Cette aide aux travaux touchée par plus de 2 millions de foyers cumule fraudes et malfaçons selon l'Inspection des finances
Un dispositif d'aide aux travaux très populaire est la cible de très nombreuses fraudes et malfaçons selon une note confidentielle de l'Inspection générale des finances. Voici lequel.
Quand on parle de fraude, on pense plutôt à la fraude fiscale. Un peu moins à la fraude sociale, aux allocations et prestations, qui représente pourtant des sommes tout aussi importantes, voire plus importantes. Et on oublie généralement tous les autres domaines qui bénéficient de fonds publics et de subventions massives.
Un rapport de l'Inspection générale des finances (IGF) rendu public par Le Point pointe du doigt un dispositif d'aides où la fraude et les tricheries seraient massives. Et pour cause : en 2023 seulement huit personnes étaient affectées au contrôle de ce dispositif, qui représente tout de même plus de deux milliards d'euros de budget. Conséquence : seulement 3% des 1,27 millions de dossiers ont été vérifiés. Autre chiffre édifiant : au cours du premier semestre 2024, les contrôles sur place ont révélé 27% d'opérations non conformes et 21% d'opérations fictives.

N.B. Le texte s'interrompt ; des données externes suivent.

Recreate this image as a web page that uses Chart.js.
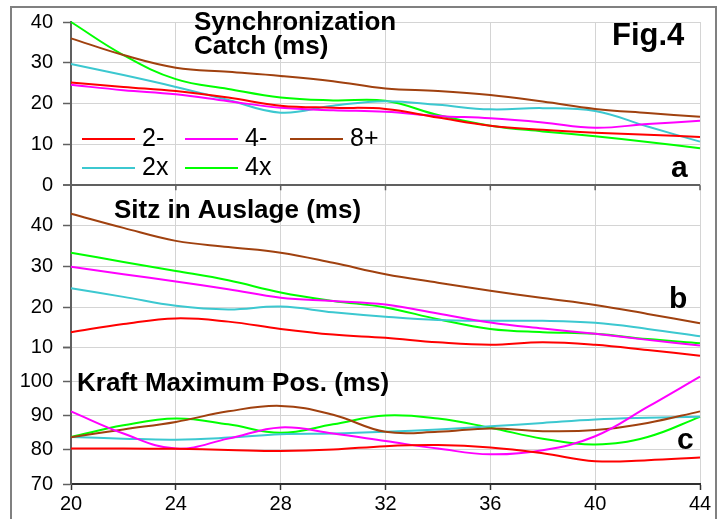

Question : quel est donc ce dispositif qui s'est attiré les foudres de l'IGF ? Réponse : MaPrimeRénov qui a permis en théorie la rénovation de 2,3 millions de logements. Et qui a aussi entraîné une vague de fraude massive.
Depuis l'année dernière, en effet, de fausses sociétés montent des dossiers et les revendent à des entrepreneurs peu scrupuleux. Avec le mode opératoire suivant : les escrocs créent une entreprise de courte durée, recueillent illégalement des informations fiscales puis créent des comptes sans le consentement des bénéficiaires pour déposer des faux dossier ensuite revendus à des entreprises de travaux. D'après l'Agence nationale de l'habitat (Anah), près de 400 M€ de fraude potentielle ont été signalés ainsi à Tracfin avec environ 800 sociétés suspectes. Sans compter les malfaçons et les arnaques : fausse certification RGE, diagnostics bidons, factures gonflées, isolation mal posée, etc.

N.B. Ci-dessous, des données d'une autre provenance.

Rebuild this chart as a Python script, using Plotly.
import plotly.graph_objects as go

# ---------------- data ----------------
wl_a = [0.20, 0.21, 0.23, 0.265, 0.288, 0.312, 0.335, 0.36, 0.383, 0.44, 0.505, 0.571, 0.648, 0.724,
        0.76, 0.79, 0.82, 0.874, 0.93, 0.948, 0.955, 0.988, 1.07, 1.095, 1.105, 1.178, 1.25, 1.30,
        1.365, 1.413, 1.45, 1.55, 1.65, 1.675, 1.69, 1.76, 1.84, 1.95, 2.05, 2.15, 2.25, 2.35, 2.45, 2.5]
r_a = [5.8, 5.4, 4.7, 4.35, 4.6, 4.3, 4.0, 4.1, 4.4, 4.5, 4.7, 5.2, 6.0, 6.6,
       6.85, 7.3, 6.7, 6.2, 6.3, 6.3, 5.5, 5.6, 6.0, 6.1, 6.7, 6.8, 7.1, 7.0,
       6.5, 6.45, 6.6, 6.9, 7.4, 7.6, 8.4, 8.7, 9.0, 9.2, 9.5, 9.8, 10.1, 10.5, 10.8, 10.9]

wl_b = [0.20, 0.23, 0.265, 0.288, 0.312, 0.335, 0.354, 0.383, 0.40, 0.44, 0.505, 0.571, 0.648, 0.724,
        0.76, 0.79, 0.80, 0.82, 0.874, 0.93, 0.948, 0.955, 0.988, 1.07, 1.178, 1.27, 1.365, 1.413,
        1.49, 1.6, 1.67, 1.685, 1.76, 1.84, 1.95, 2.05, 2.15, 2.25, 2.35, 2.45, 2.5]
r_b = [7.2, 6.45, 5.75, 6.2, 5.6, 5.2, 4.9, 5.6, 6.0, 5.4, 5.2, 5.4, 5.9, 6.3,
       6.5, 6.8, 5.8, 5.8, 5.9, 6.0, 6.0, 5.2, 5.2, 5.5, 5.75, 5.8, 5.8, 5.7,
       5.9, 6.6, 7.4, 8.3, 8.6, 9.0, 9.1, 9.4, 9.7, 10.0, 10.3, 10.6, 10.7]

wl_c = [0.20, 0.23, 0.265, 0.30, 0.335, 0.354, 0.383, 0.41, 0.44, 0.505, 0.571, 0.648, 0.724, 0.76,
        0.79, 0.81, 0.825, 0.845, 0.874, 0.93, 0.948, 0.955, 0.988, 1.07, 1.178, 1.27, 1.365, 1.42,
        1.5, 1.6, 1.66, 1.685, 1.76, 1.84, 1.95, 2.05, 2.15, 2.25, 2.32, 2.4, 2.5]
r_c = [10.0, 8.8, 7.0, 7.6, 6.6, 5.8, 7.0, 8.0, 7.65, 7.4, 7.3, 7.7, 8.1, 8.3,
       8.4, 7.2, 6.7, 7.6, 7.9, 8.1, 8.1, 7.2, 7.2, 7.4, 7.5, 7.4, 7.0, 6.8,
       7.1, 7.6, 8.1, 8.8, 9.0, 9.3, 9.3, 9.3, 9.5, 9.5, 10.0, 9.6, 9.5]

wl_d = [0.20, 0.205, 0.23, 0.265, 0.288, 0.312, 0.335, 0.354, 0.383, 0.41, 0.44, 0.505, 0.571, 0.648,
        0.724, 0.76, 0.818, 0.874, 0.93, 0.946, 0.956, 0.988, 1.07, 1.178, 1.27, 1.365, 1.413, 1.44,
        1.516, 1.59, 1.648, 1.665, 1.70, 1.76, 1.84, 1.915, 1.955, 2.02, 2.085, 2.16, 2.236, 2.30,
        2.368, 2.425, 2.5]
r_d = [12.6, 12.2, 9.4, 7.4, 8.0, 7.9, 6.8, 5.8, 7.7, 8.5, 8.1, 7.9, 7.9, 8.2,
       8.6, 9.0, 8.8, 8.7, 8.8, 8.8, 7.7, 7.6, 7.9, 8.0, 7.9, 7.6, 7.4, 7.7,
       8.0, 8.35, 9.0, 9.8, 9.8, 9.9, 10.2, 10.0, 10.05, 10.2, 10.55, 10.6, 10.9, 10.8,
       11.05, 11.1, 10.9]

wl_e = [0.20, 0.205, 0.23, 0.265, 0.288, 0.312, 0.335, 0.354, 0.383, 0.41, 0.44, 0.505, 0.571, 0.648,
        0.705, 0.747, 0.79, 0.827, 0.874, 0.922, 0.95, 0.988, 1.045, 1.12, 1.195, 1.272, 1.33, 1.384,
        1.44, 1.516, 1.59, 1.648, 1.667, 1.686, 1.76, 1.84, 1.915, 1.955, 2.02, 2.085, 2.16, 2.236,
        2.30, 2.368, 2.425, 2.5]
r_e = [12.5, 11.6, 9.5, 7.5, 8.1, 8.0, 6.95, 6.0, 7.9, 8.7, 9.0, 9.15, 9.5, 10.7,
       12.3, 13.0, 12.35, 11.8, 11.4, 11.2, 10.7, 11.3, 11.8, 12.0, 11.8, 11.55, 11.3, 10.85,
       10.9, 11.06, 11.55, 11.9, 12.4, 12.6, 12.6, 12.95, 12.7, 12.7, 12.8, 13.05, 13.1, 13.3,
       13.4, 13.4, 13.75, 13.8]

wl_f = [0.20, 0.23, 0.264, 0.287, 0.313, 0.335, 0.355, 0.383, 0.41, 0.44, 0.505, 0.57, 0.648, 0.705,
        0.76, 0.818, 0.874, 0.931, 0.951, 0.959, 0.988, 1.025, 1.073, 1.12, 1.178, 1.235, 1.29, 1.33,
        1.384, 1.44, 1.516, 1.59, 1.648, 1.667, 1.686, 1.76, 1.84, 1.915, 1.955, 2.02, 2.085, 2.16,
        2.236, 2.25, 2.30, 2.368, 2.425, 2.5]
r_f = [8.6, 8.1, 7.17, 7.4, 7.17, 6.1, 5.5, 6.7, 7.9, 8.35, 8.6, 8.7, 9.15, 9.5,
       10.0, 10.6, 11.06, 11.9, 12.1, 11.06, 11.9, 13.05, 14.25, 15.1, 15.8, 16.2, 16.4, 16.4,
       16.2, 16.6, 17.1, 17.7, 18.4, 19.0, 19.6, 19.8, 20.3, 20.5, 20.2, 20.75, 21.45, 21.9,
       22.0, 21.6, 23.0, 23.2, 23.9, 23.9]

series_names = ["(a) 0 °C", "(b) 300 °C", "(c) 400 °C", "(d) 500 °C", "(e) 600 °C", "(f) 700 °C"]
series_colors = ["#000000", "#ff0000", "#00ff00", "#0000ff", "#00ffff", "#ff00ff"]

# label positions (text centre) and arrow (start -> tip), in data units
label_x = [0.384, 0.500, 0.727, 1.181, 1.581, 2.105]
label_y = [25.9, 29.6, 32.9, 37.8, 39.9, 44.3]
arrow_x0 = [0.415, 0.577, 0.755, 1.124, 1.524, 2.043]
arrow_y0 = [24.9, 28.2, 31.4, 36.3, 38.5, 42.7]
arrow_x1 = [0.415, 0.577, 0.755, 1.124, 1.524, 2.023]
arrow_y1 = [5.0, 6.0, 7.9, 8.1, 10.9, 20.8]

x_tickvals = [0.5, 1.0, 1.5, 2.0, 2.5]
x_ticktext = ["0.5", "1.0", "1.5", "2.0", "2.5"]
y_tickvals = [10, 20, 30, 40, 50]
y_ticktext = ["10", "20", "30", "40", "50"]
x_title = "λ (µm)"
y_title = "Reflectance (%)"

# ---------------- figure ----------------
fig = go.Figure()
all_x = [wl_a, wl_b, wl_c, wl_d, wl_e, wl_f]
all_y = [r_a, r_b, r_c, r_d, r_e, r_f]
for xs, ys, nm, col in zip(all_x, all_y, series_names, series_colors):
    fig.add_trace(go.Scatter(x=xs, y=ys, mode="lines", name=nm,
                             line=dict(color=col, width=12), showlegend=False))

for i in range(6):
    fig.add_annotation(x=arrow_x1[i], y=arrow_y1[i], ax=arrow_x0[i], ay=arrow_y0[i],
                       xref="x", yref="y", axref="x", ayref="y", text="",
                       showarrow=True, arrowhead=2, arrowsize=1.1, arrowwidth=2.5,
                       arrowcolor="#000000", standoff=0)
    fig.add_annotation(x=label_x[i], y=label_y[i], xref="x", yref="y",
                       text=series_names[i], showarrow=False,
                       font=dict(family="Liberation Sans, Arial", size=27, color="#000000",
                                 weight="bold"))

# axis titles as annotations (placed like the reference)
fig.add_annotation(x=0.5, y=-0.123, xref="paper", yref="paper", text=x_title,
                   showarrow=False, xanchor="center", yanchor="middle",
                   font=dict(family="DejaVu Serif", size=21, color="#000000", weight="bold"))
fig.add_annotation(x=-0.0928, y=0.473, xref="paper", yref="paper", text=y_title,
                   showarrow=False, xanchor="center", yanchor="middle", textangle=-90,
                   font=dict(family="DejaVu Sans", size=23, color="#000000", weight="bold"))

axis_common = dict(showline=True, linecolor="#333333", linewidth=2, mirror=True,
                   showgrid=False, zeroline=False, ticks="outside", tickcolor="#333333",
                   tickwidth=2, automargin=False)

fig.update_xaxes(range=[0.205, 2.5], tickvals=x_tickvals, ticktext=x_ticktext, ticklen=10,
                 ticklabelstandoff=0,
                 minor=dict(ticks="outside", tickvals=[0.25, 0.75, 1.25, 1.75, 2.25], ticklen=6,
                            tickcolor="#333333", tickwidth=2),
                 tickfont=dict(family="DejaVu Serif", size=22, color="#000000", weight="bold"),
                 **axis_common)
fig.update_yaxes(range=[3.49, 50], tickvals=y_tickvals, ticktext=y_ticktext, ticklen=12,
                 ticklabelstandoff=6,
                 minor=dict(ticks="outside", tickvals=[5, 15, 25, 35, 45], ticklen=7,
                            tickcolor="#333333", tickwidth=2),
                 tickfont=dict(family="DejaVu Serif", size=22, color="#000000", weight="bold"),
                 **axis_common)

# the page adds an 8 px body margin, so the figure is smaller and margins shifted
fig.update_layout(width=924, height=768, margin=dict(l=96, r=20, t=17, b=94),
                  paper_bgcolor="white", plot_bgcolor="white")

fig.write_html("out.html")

Le pire est que le résultat ne serait pas à la hauteur des enjeux. Selon certaines études, le gain énergétique après travaux serait inférieur de 50% aux estimations initiales. Avec un phénomène psychologique à la clé : après rénovation thermique, les ménages concernés sont nombreux à se "relâcher" et donc à augmenter leur consommation...
Dans une étude publiée cette année, le Conseil d'analyse économique notait ainsi que, si une augmentation de la consommation d'énergie existait bien lorsque la note du DPE diminuait, cet écart était six fois moins significatif que ce que le diagnostic prévoyait ! Le rapport soulignait que cette différence était principalement causée par le comportement des ménages. Comme on pouvait s'y attendre, ceux-ci ajustent leur confort thermique en fonction de la performance théorique de leur domicile. En moyenne, les habitants d'un logement classé B auront, par exemple, tendance à moins surveiller leur consommation que ceux d'un logement classé G.
L'erreur du DPE est donc de considérer que la demande de confort thermique est constante, sans tenir compte des ajustements des occupants. À cela s'ajoutent souvent les erreurs de calcul et de diagnostic habituelles. Le DPE tend en effet à surestimer la performance réelle d'un bâtiment, en raison notamment des malfaçons techniques et de l'hétérogénéité thermique des logements ayant subi plusieurs phases de rénovation.